Volume 2 is the second album by Herb Alpert & the Tijuana Brass, known in this recording as "Herb Alpert's Tijuana Brass". It was released in 1963 on A&M Records, and sold poorly upon initial release. After the Tijuana Brass became massively popular with hits from their later albums, Volume 2 was reissued in 1966 and eventually reached #17 on the Billboard album chart. A CD version of the album was issued by A&M Records in 1990 but is now out of print. Some LP copies of the album have a spoken introduction by Herb Alpert at the beginning of "The Great Manolete (La Virgen de la Macarena)".
It was made available digitally for download in February 2007 at the same time as the reissues of the 1969 albums Warm and The Brass Are Comin'. No CD reissue of Volume 2 has been announced. Alpert reportedly felt that the album was of inferior technical quality.
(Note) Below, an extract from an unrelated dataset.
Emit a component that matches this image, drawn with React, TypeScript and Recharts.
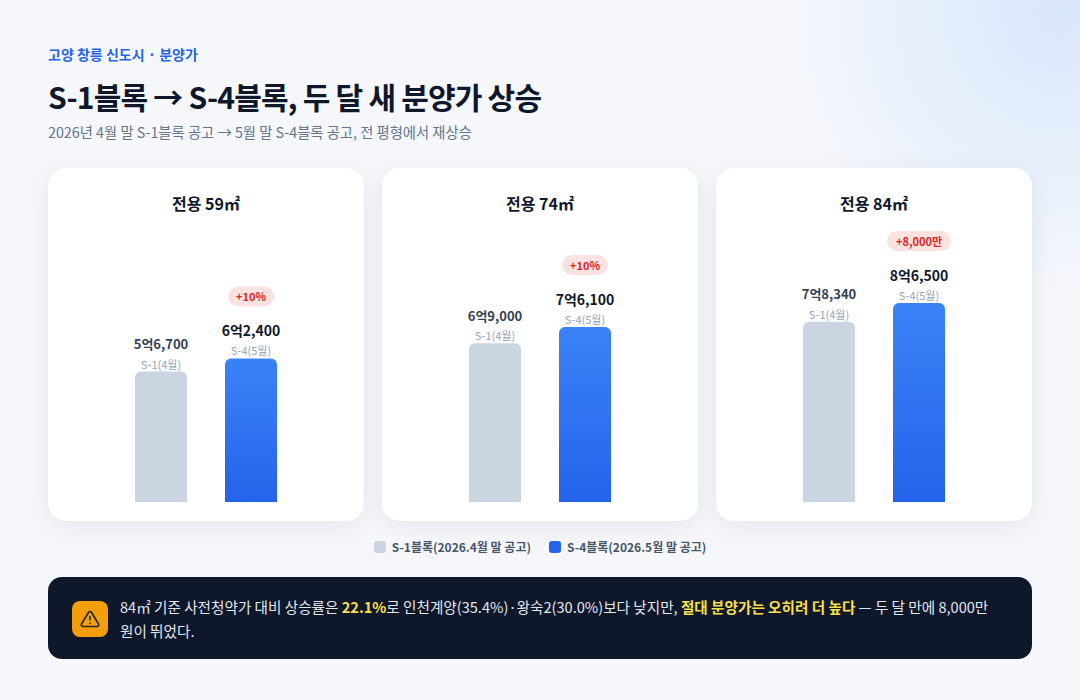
import React from "react"
import { Bar, BarChart, Cell, LabelList, XAxis, YAxis } from "recharts"

// 분양가 (만원)
const sizeLabels = ["전용 59㎡", "전용 74㎡", "전용 84㎡"]
const blockLabels = ["S-1(4월)", "S-4(5월)"]
const s1Prices = [56700, 69000, 78340]
const s4Prices = [62400, 76100, 86500]
const changeLabels = ["+10%", "+10%", "+8,000만"]
const legendLabels = ["S-1블록(2026.4월 말 공고)", "S-4블록(2026.5월 말 공고)"]
const yDomain = [0, 100000]

const FONT = '"Noto Sans CJK KR", "Noto Sans", sans-serif'

const fmtPrice = (v: number) => {
  const eok = Math.floor(v / 10000)
  const rest = v % 10000
  return `${eok}억${rest.toLocaleString("en-US")}`
}

function BarLabel(props: any) {
  const { x, y, width, index, value, change } = props
  const cx = x + width / 2
  const isNew = index === 1
  const badgeW = change.length > 4 ? 64 : 46
  return (
    <g fontFamily={FONT}>
      {isNew && (
        <g>
          <rect x={cx - badgeW / 2} y={y - 72} width={badgeW} height={20} rx={10} fill="#fee2e2" />
          <text x={cx} y={y - 62} textAnchor="middle" dominantBaseline="central" fontSize={11} fontWeight={700} fill="#dc2626">
            {change}
          </text>
        </g>
      )}
      <text
        x={cx}
        y={y - 28}
        textAnchor="middle"
        dominantBaseline="central"
        fontSize={isNew ? 14 : 13}
        fontWeight={700}
        fill={isNew ? "#0f172a" : "#334155"}
      >
        {fmtPrice(value)}
      </text>
      <text x={cx} y={y - 8} textAnchor="middle" dominantBaseline="central" fontSize={11} fill="#94a3b8">
        {blockLabels[index]}
      </text>
    </g>
  )
}

function SizeCard({ i }: { i: number }) {
  const data = [
    { name: blockLabels[0], value: s1Prices[i] },
    { name: blockLabels[1], value: s4Prices[i] },
  ]
  const gid = `newGrad${i}`
  return (
    <div
      style={{
        position: "relative",
        width: 316,
        height: 353,
        background: "#fff",
        borderRadius: 18,
        boxShadow: "0 6px 24px rgba(15,23,42,0.07)",
      }}
    >
      <div
        style={{
          position: "absolute",
          top: 24,
          left: 0,
          right: 0,
          textAlign: "center",
          fontSize: 16,
          fontWeight: 700,
          color: "#0f172a",
          lineHeight: "22px",
        }}
      >
        {sizeLabels[i]}
      </div>
      <BarChart width={316} height={353} data={data} margin={{ top: 104, right: 68, bottom: 19, left: 68 }}>
        <defs>
          <linearGradient id={gid} x1="0" y1="0" x2="0" y2="1">
            <stop offset="0%" stopColor="#3b82f6" />
            <stop offset="100%" stopColor="#2563eb" />
          </linearGradient>
        </defs>
        <XAxis dataKey="name" hide />
        <YAxis hide domain={yDomain} />
        <Bar dataKey="value" barSize={52} radius={[6, 6, 0, 0]} isAnimationActive={false}>
          {data.map((_, j) => (
            <Cell key={j} fill={j === 0 ? "#cbd5e1" : `url(#${gid})`} />
          ))}
          <LabelList dataKey="value" content={(p: any) => <BarLabel {...p} change={changeLabels[i]} />} />
        </Bar>
      </BarChart>
    </div>
  )
}

export default function App() {
  return (
    <div
      style={{
        position: "fixed",
        left: 0,
        top: 0,
        width: 1080,
        height: 700,
        overflow: "hidden",
        fontFamily: FONT,
        background: "radial-gradient(circle at 98% 2%, #d9e7fb 0px, rgba(219,232,251,0) 280px), #f5f7fb",
      }}
    >
      <div style={{ position: "absolute", left: 48, top: 44, fontSize: 14, fontWeight: 700, color: "#2563eb", lineHeight: "20px" }}>
        고양 창릉 신도시 · 분양가
      </div>
      <div
        style={{
          position: "absolute",
          left: 48,
          top: 76,
          fontSize: 30,
          fontWeight: 700,
          color: "#0f172a",
          lineHeight: "40px",
          letterSpacing: -0.8,
        }}
      >
        S-1블록 → S-4블록, 두 달 새 분양가 상승
      </div>
      <div style={{ position: "absolute", left: 48, top: 122, fontSize: 14.3, color: "#64748b", lineHeight: "20px" }}>
        2026년 4월 말 S-1블록 공고 → 5월 말 S-4블록 공고, 전 평형에서 재상승
      </div>

      <div style={{ position: "absolute", left: 48, top: 168, display: "flex", gap: 18 }}>
        {sizeLabels.map((_, i) => (
          <SizeCard key={i} i={i} />
        ))}
      </div>

      <div
        style={{
          position: "absolute",
          left: 0,
          width: 1080,
          top: 537,
          display: "flex",
          justifyContent: "center",
          gap: 18,
          fontSize: 12,
          fontWeight: 700,
          color: "#475569",
          lineHeight: "20px",
        }}
      >
        {legendLabels.map((l, j) => (
          <div key={j} style={{ display: "flex", alignItems: "center", gap: 6 }}>
            <span style={{ width: 12, height: 12, borderRadius: 3, background: j === 0 ? "#cbd5e1" : "#2563eb", display: "inline-block" }} />
            {l}
          </div>
        ))}
      </div>

      <div
        style={{
          position: "absolute",
          left: 48,
          top: 577,
          width: 984,
          height: 82,
          boxSizing: "border-box",
          background: "#0f172a",
          borderRadius: 14,
          display: "flex",
          padding: "18px 24px 0 24px",
          gap: 12,
        }}
      >
        <div
          style={{
            flex: "0 0 36px",
            height: 36,
            marginTop: 6,
            borderRadius: 8,
            background: "#f59e0b",
            display: "flex",
            alignItems: "center",
            justifyContent: "center",
          }}
        >
          <svg width={20} height={20} viewBox="0 0 24 24" fill="none" stroke="#1f2937" strokeWidth={2} strokeLinecap="round" strokeLinejoin="round">
            <path d="M10.3 3.9 1.8 18a2 2 0 0 0 1.7 3h17a2 2 0 0 0 1.7-3L13.7 3.9a2 2 0 0 0-3.4 0z" />
            <line x1="12" y1="9" x2="12" y2="13" />
            <line x1="12" y1="17" x2="12.01" y2="17" />
          </svg>
        </div>
        <div style={{ fontSize: 14.6, color: "#e2e8f0", lineHeight: "24px", width: 890, wordBreak: "keep-all" }}>
          84㎡ 기준 사전청약가 대비 상승률은 <b style={{ color: "#fde047" }}>22.1%</b>로 인천계양(35.4%)·왕숙2(30.0%)보다 낮지만,{" "}
          <b style={{ color: "#fde047" }}>절대 분양가는 오히려 더 높다</b> — 두 달 만에 8,000만 원이 뛰었다.
        </div>
      </div>
    </div>
  )
}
As with The Lonely Bull, the album features some songs with a very Mexican flavor, but with more cover versions of pop hits than were included in that first album, "Spanish Harlem" having been a recent success for Ben E King. "Green Leaves of Summer" was the theme for the film portrayal of the famous Mexican-Texian battle in The Alamo. "Winds of Barcelona" would be reorchestrated as "El Presidente" on the Brass' next album, South of the Border. "Swinger From Seville" is a "strip-tease" tune, complete with audio of cries like "take-it-off" from a raucous audience. The song stands in contrast to the leadoff song, "La Virgen de la Macarena", the traditional title given to "Nuestra Señora de la Esperanza" (Our Lady of Hope) (or Mary, the mother of Jesus)... in Seville, Spain. The Brass' rendition of "A-me-ri-ca" begins with a bar of "Jingle Bells" as a prelude to a jazzy version of the West Side Story entry that gives no hint of that song's outspoken lyrics.